- Born: May 15, 1940
- Died: December 17, 1998 (aged 58) Albany, New York
- Education: University of Wisconsin–Madison
- Known for: Social psychology, sociology of crime and deviance
- Spouse: Jeanette Liska (until his death)
- Children: 2
- Awards: Named a Fellow of the American Society of Criminology in November 1998
- Scientific career
- Fields: Sociology, criminology
- Workplaces: University at Albany, SUNY
- Thesis: Deviant and Non-deviant Examination Practices: A Study of the Impact of Attitude on Behavior (1975)
- Doctoral students: Paul Bellair

= Allen Liska =

American sociologist and criminologist

Allen Erwin Liska (May 15, 1940 – December 17, 1998 in Albany, New York) was an American sociologist and criminologist. He was a full professor at the University at Albany, SUNY from 1982 until his death in 1998, having originally joined the faculty there in 1979. From 1985 to 1988, he was the chair of the Department of Sociology there. He supervised more Ph.D. students than any other faculty member in the University at Albany, SUNY's sociology department. During his career, he also served as chair of the American Sociological Association's Section on Crime, Law, and Deviance. He was named a fellow of the American Society of Criminology in November 1998. In 1999, he was one of four University at Albany, SUNY faculty members to receive the university's Excellence in Research Award.

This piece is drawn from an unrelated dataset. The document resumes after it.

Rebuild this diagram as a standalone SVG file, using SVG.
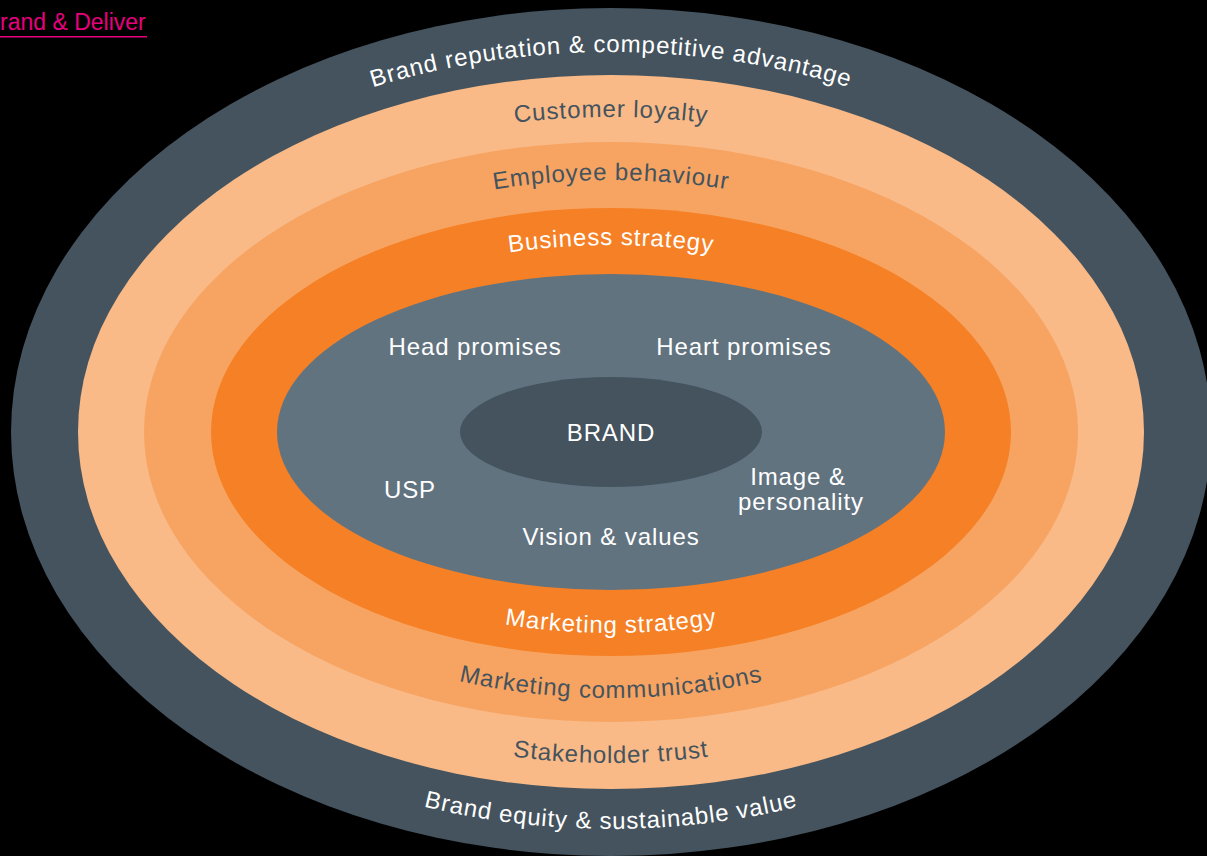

== Fishbein/Ajzen model evaluation ==

In 1984 Liska stated that the 1975 Fishbein/Azjen model had brought significant order to earlier "other variables" research on inconsistencies between people's attitude and behavior, but argued that the Fishbein/Ajzen model was not "complex enough to organize and coordinate much contemporary research." Liska reviewed research showing deviations from the two defining features of the Fishbein/Ajzen model: the assumptions that the effect of an individual's social environment on his or her behavior is expressed through behavioral intentions, and that the effect of the individual's social environment on these behavioral intentions can be assumed to be solely a function of two intermediaries, individual attitudes and social norms. Liska described and illustrated a set of specific expansions to the Fishbein/Ajzen model, and proposed a much more intricate model which incorporated most of these more specific expansions.

Richard A. Davis evaluated Liska's revisions of the Fishbein/Ajzen model using a study where the 1970 educational attainments of a set of high school students were modeled, based on information collected in 1955 when the students were high school sophomores. Davis found partial support for the Fishbein/Ajzen model, since in predicting a sophomore's ultimate educational attainment "behavioral intentions maintain their centrality." At the same time, Davis found that the social environment of the high school sophomores "maintains a direct unmediated effect on both intentions" (bypassing direct influence of the sophomores' individual attitudes and social norms) "and behavior" (bypassing direct influence of the sophomores' behavioral intentions). Davis concluded that, despite the valuable parsimony of the Fishbein/Ajzen model, "Liska's revisions have been supported in large measure."